On The Hunger Games and Twilight
Funny thing about The Hunger Games. For a book that's sold twelve million copies, I hadn't heard of it, and several acquaintances I've asked haven't heard of it, nor read it either.
Still, The Hunger Games movie is coming next March 23, and Lion's Gate is hoping it will be the next Twilight saga. Normally all this would go in one ear and out the other with me, but what definitely piqued my interest is that it's being penned and directed by Gary Ross, the writer of Big, Dave, and writer / director of Pleasantville and Seabiscuit.
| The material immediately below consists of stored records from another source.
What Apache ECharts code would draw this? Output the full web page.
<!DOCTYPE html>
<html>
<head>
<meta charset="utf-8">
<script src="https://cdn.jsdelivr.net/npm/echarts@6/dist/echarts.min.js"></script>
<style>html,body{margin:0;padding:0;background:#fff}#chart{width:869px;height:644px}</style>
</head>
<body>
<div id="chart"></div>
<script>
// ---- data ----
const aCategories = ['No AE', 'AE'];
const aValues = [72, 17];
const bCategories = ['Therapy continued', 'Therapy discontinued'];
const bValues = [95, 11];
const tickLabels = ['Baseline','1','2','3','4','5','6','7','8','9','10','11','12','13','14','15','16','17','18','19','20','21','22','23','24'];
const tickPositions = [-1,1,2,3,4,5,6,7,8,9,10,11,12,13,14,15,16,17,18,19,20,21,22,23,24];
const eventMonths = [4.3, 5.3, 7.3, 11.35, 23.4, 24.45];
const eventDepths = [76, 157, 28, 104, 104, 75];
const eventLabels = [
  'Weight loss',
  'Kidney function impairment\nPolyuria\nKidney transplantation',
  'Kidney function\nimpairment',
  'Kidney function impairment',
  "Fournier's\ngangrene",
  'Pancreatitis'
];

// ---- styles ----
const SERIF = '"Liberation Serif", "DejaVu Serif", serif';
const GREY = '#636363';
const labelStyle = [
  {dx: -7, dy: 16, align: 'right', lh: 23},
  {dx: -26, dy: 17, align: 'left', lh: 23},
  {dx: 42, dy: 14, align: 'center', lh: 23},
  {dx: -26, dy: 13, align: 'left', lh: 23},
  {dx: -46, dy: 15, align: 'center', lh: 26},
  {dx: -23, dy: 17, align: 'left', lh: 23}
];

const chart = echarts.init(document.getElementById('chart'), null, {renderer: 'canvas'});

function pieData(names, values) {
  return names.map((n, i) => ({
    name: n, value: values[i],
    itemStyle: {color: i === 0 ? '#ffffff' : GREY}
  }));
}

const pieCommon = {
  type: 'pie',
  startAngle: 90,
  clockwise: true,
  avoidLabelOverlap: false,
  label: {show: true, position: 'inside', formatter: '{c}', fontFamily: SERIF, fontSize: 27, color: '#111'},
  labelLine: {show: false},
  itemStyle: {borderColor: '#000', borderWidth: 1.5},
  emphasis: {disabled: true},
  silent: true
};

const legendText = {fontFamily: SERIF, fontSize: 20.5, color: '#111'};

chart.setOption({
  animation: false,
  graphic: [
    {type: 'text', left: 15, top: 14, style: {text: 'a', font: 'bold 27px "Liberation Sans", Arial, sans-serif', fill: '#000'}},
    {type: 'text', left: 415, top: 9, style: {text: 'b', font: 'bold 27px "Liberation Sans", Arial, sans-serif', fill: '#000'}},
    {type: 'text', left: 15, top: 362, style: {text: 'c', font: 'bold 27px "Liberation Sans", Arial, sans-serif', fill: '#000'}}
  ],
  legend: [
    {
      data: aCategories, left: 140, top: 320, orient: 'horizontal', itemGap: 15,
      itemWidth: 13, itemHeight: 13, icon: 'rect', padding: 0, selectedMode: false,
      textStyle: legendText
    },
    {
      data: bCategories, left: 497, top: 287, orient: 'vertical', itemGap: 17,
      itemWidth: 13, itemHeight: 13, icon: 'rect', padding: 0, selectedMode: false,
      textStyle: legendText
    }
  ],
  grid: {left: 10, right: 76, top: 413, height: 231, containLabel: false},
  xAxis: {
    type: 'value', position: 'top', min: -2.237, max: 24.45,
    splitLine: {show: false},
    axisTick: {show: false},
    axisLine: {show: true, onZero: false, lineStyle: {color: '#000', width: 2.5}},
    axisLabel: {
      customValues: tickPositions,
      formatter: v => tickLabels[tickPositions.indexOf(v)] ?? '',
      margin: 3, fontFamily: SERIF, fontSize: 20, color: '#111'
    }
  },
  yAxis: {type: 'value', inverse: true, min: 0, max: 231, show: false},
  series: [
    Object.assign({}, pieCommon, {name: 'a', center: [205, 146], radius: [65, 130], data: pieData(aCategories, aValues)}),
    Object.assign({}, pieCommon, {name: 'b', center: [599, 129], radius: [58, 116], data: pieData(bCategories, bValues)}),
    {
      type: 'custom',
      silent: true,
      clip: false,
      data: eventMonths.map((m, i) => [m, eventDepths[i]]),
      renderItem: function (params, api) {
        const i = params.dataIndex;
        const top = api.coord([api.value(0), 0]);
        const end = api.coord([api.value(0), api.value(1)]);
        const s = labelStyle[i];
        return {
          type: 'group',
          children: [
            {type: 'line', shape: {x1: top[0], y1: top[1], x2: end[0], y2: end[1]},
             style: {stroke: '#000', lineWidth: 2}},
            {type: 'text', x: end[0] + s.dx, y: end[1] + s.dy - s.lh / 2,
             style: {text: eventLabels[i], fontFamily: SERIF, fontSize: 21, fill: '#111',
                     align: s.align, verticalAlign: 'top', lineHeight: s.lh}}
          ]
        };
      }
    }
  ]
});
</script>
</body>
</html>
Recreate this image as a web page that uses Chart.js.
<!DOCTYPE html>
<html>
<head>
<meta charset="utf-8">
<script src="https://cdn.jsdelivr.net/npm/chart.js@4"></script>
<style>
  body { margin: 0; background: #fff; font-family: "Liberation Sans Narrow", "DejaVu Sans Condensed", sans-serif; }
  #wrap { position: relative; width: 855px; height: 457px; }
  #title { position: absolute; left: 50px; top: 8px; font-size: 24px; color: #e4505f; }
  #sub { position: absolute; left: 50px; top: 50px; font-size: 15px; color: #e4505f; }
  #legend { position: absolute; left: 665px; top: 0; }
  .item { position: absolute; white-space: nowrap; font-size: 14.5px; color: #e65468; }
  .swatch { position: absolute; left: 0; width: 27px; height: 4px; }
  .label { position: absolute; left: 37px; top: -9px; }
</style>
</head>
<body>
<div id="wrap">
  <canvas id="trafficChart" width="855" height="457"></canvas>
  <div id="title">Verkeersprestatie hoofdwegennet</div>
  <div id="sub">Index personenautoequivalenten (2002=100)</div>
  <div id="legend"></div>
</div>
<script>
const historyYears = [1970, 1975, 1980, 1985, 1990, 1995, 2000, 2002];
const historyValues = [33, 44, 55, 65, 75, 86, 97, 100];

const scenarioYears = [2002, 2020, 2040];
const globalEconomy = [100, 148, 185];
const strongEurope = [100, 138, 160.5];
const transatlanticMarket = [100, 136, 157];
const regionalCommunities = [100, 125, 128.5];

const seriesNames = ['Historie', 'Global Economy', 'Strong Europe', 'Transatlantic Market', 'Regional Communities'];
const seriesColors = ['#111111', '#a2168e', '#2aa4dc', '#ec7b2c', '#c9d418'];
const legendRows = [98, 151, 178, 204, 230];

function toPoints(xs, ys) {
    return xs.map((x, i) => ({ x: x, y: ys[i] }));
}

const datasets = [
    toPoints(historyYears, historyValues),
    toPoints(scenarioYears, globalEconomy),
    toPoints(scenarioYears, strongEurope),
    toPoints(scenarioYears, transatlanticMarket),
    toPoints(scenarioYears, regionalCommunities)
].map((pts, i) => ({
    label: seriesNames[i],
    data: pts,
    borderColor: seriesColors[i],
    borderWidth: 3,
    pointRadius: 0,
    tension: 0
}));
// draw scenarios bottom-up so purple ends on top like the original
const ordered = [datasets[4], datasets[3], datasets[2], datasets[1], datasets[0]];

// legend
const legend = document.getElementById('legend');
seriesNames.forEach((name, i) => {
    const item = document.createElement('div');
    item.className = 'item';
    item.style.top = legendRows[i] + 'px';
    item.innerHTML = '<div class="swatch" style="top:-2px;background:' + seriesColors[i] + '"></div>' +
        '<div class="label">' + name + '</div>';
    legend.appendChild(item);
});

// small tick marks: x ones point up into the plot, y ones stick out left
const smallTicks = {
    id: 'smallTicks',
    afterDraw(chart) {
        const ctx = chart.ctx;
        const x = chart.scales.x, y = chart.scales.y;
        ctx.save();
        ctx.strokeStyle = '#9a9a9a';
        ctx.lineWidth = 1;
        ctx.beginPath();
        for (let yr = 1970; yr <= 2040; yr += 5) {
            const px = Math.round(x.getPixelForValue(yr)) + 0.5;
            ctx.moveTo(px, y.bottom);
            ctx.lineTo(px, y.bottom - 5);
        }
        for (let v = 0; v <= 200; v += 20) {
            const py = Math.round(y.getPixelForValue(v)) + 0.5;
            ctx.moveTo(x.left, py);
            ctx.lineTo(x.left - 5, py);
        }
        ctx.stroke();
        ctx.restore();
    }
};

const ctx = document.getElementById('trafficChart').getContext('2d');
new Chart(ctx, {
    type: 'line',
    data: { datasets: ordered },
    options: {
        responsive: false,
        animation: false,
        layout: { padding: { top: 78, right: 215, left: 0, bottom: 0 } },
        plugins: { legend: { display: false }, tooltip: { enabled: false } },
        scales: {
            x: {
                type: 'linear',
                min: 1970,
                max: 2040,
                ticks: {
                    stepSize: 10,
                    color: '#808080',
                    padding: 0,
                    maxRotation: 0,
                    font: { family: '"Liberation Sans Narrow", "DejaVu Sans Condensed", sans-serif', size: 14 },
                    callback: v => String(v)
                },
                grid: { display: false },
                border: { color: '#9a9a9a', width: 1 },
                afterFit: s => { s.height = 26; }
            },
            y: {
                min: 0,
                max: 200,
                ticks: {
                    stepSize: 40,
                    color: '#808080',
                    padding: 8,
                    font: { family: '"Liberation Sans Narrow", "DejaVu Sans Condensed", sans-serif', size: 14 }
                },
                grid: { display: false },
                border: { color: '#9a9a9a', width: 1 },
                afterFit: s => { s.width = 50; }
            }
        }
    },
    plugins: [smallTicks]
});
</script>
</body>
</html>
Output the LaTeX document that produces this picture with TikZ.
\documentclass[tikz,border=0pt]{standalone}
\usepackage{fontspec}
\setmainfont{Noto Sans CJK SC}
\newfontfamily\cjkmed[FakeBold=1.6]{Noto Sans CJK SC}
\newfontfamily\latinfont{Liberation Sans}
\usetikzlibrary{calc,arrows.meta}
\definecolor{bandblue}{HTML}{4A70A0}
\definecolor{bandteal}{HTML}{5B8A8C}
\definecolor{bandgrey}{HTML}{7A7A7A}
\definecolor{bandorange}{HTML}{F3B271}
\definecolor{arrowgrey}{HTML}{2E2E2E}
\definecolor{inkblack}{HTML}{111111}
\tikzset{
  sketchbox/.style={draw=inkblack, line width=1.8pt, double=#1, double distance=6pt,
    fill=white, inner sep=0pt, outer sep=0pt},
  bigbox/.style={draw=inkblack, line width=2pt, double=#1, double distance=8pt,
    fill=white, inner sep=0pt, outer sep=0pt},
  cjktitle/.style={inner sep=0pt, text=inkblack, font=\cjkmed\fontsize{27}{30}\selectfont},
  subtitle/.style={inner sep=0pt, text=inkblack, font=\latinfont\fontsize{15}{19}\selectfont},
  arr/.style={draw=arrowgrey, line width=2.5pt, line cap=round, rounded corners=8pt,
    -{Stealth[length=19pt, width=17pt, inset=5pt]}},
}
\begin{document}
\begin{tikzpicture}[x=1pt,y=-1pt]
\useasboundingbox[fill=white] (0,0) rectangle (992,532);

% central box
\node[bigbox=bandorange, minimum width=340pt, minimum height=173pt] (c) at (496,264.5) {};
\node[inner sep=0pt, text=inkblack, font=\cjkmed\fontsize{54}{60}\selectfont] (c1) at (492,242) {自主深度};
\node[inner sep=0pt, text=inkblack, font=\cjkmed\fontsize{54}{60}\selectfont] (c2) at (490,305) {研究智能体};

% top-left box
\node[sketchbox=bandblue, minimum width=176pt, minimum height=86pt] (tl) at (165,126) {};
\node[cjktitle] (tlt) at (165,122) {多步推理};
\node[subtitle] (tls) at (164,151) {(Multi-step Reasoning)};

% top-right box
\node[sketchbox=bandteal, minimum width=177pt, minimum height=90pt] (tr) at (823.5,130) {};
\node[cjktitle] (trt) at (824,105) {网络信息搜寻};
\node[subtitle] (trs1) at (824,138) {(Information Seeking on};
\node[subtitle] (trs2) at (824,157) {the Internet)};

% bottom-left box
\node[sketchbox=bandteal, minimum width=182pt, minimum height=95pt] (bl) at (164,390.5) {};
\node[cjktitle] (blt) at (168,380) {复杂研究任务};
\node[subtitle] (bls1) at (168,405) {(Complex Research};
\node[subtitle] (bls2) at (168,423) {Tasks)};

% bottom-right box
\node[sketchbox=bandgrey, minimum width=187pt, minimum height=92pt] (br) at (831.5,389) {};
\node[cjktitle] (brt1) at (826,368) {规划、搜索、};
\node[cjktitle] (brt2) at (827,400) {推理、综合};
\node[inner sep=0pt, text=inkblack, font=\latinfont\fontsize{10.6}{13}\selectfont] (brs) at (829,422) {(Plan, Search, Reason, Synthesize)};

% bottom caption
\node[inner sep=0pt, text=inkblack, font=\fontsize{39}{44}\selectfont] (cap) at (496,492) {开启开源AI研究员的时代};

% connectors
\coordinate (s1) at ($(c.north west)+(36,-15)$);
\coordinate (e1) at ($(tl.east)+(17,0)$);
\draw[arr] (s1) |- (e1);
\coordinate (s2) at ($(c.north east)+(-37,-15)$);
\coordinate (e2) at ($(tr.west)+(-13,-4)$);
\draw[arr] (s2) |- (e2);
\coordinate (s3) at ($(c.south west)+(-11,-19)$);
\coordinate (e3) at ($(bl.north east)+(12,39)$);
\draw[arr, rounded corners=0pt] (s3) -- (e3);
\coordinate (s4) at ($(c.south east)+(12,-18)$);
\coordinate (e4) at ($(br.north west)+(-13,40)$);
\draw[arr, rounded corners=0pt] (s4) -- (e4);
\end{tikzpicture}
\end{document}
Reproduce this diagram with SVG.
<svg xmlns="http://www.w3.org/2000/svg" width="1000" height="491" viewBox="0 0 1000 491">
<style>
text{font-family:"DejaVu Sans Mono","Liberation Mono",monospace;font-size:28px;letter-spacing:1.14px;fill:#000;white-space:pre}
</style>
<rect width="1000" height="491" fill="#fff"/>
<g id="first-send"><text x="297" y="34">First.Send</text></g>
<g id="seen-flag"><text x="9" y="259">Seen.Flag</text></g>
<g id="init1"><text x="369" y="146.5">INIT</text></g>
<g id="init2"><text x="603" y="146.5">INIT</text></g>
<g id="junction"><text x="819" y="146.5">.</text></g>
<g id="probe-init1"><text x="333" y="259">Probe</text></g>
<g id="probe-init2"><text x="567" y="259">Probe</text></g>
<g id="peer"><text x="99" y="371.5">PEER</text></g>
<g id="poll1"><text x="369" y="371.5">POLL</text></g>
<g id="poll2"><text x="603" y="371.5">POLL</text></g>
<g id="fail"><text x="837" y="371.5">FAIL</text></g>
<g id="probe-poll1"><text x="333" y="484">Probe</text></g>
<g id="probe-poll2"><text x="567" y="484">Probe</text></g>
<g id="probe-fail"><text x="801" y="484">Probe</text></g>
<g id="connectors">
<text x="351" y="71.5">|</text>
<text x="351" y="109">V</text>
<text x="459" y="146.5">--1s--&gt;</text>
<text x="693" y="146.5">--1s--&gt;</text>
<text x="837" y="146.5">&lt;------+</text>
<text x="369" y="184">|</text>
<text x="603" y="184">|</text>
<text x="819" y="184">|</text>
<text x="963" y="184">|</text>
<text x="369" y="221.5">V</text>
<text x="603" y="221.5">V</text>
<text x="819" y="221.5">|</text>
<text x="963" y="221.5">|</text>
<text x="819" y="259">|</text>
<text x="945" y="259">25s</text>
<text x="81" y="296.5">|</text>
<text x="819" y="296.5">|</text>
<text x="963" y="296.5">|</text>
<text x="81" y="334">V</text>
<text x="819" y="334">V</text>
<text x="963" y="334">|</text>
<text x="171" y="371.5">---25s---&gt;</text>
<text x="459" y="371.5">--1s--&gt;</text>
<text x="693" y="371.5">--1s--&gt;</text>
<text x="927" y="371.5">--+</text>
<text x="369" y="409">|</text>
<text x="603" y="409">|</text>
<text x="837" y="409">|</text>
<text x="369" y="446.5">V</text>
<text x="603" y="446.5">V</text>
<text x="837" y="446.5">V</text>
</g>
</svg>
Ross has definitely carved out a unique niche with the movies he's made, and he adapted the screenplay with the author Suzanne Collins. It is probably worth noting that Ross's father was also the co-screenwriter of Creature From the Black Lagoon.
The basic plot? A group of teenage kids fighting each other to the death in a desolate future, the tag line is "May the Odds Be Ever In Your Favor," and it stars Jennifer Lawrence, Elizabeth Banks, Woody Harrelson, Donald Sutherland, and Lenny Kravitz.
The Hunger Games is coming out through Lion's Gate, and an L.A. Times report calls it "a game changer" for the company - a planned four movie series - with the first movie being the biggest budgeted film Lion's Gate has made to date. (Lion's Gate also released the Saw films, Tyler Perry's Madea movies, and Precious).
Still, Joe Drake of Lion's Gate told the Times that Hunger Games wasn't a make-or-break opportunity for the company, but emphaszied "it's a really important one we cannot screw up."
Although Hunger Games may not immediately seem like the kind of movie Ross would tackle, on the release of Dave, he told the L.A. Times, "I clearly deal with innocence – corruption vs. non-corruption – a lot. I like examining that question: 'Does a lack of corruption make you stronger or weaker in a corrupt system? Where it comes from in me, I don't know, but I honestly wonder about that."
Clearly, The Hunger Games will also deal with how a teenage girl stands in a future gone mad, and how she can similarly stay intact and survive.